-- start MATERIAL --

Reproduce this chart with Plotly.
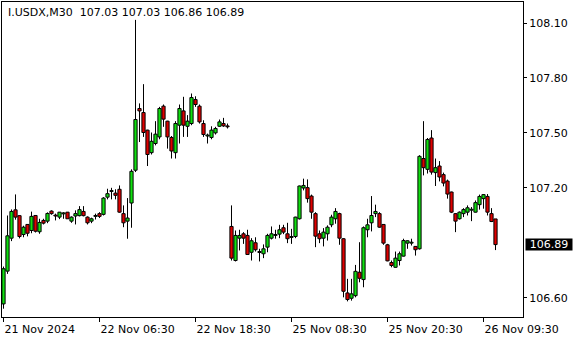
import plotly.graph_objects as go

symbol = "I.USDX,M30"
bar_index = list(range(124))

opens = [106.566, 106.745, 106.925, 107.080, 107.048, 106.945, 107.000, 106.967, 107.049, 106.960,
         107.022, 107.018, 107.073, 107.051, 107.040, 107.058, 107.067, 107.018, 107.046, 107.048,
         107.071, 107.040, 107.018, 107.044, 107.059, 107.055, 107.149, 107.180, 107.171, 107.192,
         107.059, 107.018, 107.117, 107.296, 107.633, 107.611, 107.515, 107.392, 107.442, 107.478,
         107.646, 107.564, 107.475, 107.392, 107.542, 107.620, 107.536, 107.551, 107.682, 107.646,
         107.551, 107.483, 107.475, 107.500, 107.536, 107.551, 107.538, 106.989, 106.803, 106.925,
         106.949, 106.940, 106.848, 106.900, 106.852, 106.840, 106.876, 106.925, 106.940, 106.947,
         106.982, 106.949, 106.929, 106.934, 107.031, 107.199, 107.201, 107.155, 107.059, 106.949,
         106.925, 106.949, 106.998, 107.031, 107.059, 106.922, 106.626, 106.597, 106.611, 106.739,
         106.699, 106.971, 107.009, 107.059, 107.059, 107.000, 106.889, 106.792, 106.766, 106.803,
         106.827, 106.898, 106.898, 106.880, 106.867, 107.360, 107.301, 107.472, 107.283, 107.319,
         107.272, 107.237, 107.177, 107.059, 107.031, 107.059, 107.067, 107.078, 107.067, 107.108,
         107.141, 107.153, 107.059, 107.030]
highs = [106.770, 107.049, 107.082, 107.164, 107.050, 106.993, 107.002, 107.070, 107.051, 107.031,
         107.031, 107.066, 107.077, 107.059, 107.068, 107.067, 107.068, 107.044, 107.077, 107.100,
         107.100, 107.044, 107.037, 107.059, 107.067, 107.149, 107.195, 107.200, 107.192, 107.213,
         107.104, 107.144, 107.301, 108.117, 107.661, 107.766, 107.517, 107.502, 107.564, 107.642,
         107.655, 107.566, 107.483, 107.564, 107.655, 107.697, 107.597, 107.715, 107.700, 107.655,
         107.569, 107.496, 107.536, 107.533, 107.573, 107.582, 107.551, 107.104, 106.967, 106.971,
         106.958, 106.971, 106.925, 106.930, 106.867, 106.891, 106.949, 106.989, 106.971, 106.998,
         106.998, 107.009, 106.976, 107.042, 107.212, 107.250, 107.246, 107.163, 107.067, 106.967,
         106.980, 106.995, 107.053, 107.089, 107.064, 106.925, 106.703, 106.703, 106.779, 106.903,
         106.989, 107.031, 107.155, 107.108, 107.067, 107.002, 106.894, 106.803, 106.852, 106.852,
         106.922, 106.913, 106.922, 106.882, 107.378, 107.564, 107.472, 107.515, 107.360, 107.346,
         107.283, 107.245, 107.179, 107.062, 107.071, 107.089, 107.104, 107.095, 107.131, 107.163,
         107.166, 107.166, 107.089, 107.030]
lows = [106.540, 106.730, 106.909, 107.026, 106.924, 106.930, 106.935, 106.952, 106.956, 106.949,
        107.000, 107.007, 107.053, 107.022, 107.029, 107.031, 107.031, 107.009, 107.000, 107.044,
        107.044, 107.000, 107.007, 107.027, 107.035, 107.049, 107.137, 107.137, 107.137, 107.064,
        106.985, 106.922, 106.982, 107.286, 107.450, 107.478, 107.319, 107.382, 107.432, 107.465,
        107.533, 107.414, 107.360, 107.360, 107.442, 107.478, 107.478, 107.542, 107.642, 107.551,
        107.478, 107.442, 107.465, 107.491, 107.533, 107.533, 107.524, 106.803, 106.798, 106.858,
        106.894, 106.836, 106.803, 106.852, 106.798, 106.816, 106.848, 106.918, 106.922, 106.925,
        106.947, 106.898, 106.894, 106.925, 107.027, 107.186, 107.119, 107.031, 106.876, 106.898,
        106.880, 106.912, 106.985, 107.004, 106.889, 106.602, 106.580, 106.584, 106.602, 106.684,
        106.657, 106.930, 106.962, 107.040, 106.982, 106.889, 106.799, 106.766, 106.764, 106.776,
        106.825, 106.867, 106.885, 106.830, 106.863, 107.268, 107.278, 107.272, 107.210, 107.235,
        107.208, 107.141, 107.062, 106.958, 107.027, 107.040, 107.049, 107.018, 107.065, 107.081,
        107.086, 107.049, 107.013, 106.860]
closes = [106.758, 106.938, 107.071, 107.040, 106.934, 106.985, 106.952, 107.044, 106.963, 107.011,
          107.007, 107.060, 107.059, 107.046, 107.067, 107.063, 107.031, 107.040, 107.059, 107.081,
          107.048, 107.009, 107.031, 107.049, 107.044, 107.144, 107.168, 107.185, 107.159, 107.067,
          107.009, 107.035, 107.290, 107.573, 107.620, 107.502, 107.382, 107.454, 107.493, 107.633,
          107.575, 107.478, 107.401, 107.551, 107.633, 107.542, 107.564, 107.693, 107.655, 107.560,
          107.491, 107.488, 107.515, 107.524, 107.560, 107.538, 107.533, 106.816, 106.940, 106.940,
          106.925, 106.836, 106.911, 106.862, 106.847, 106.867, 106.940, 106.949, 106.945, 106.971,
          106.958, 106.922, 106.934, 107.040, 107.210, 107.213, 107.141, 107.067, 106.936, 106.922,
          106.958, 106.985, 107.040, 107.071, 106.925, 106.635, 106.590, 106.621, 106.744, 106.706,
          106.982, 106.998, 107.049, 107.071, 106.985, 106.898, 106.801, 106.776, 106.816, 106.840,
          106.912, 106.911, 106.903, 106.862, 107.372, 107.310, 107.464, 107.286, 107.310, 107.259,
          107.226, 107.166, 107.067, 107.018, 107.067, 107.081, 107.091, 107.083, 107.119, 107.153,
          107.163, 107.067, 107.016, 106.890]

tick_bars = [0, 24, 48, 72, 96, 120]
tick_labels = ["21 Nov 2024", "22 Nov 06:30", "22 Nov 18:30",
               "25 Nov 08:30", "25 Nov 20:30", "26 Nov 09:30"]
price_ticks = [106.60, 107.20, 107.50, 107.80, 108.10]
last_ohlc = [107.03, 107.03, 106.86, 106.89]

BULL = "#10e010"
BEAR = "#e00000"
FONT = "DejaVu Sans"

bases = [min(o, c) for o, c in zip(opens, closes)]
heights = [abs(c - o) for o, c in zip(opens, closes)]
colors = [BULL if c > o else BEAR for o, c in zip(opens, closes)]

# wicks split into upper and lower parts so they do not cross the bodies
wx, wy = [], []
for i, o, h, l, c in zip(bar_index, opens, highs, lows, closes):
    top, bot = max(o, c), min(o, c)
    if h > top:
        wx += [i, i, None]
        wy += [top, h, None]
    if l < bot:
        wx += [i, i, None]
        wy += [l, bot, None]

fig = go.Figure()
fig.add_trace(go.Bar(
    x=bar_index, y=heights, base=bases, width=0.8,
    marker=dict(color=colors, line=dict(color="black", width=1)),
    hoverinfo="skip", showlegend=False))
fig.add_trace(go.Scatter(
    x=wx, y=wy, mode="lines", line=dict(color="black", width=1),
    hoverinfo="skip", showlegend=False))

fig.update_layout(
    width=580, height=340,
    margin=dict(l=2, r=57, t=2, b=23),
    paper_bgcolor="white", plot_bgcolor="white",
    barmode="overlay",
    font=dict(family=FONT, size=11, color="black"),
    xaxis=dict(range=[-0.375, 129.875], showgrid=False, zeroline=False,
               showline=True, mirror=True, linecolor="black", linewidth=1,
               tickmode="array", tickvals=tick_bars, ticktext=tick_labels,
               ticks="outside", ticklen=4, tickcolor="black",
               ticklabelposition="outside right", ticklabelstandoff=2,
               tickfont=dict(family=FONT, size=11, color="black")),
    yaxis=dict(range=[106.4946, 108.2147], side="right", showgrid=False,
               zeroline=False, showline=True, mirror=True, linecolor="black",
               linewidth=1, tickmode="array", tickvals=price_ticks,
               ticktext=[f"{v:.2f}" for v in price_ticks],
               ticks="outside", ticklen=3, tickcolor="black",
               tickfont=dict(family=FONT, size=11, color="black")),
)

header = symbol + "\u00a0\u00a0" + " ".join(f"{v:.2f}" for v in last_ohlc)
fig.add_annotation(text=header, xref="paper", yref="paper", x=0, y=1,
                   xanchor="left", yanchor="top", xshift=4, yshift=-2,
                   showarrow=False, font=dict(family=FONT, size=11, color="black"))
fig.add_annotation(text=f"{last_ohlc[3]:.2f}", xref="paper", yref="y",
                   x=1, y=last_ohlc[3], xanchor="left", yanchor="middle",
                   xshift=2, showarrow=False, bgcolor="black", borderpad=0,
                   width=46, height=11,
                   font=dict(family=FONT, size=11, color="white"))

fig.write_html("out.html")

-- end MATERIAL --

DESCRIPTION OF THE TASK
Begin at the first line of the data above and repeat each line exactly, stopping after the line containing "bar_index = list(range(124))". Omit the pictures.

RESULT BELOW
Reproduce this chart with Plotly.
import plotly.graph_objects as go

symbol = "I.USDX,M30"
bar_index = list(range(124))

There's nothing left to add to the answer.